6. Pour rejeter la demande en paiement formée par la société Internatel et la condamner à payer à M. [P] la somme de 4 000 euros à titre de dommages et intérêts, l'arrêt retient que si la société Internatel avait proposé à M. [P] de bloquer les numéros appelés frauduleusement, cela aurait permis de faire cesser l'usage et de limiter le montant des factures. Il en déduit que M. [P] a donc subi une perte de chance de ne pas payer les appels frauduleux vers les numéros spéciaux, que les montants litigieux facturés sont pour la facture du 3 juillet 2019 de 124,05 euros correspondant à 2 330 appels vers des numéros spéciaux et, pour la facture du 2 août 2019 de 987,81 euros correspondant à 18 244 appels vers des numéros spéciaux, que néanmoins parmi ces numéros spéciaux, certains ont été passés sans fraude et étaient utiles à la pharmacie, de sorte que le préjudice et la perte de chance doivent être estimés à la seule somme forfaitaire de 600 euros. Il ajoute que M. [P] n'aurait pas résilié le contrat s'il avait été mis fin au piratage et que le coût de la résiliation s'est élevé à 3 402 euros selon la facture du 27 août 2019, que le préjudice de M. [P] s'élève donc à la somme de 4 000 euros que la société Internatel sera condamnée à lui payer.

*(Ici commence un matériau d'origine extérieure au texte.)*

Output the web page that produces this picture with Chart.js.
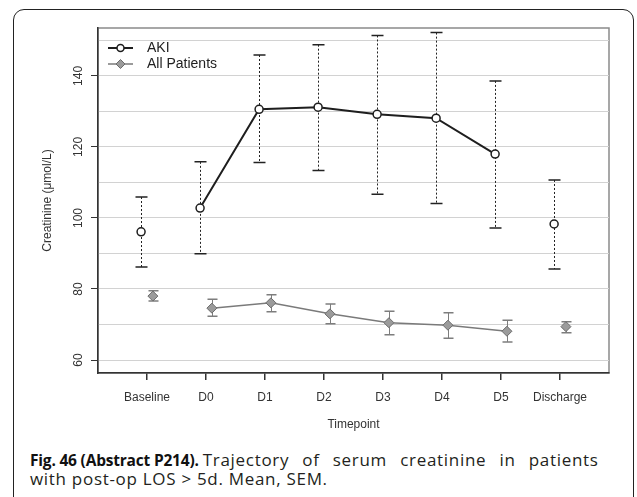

7. En statuant ainsi, alors qu'elle avait accueilli la prétention principale de M. [P] tendant au rejet de la demande en paiement formée par la société Internatel et que, dans ses conclusions, M. [P] ne demandait qu'à titre subsidiaire la condamnation de la société Internatel au paiement de dommages et intérêts, la cour d'appel, qui a modifié l'objet du litige et statué au-delà de ce qui était demandé, a violé les textes susvisés.
PAR CES MOTIFS, et sans qu'il y ait lieu de statuer sur les autres griefs, la Cour :
CASSE ET ANNULE, en toutes ses dispositions, l'arrêt rendu le 21 mars 2022, entre les parties, par la cour d'appel de Limoges ;
Remet l'affaire et les parties dans l'état où elles se trouvaient avant cet arrêt et les renvoie devant la cour d'appel de Poitiers ;
Condamne M. [P] aux dépens ;
En application de l'article 700 du code de procédure civile, rejette les demandes ;
Dit que sur les diligences du procureur général près la Cour de cassation, le présent arrêt sera transmis pour être transcrit en marge ou à la suite de l'arrêt cassé ;
Ainsi fait et jugé par la Cour de cassation, chambre commerciale, financière et économique, et prononcé par le président en son audience publique du vingt-deux novembre deux mille vingt-trois.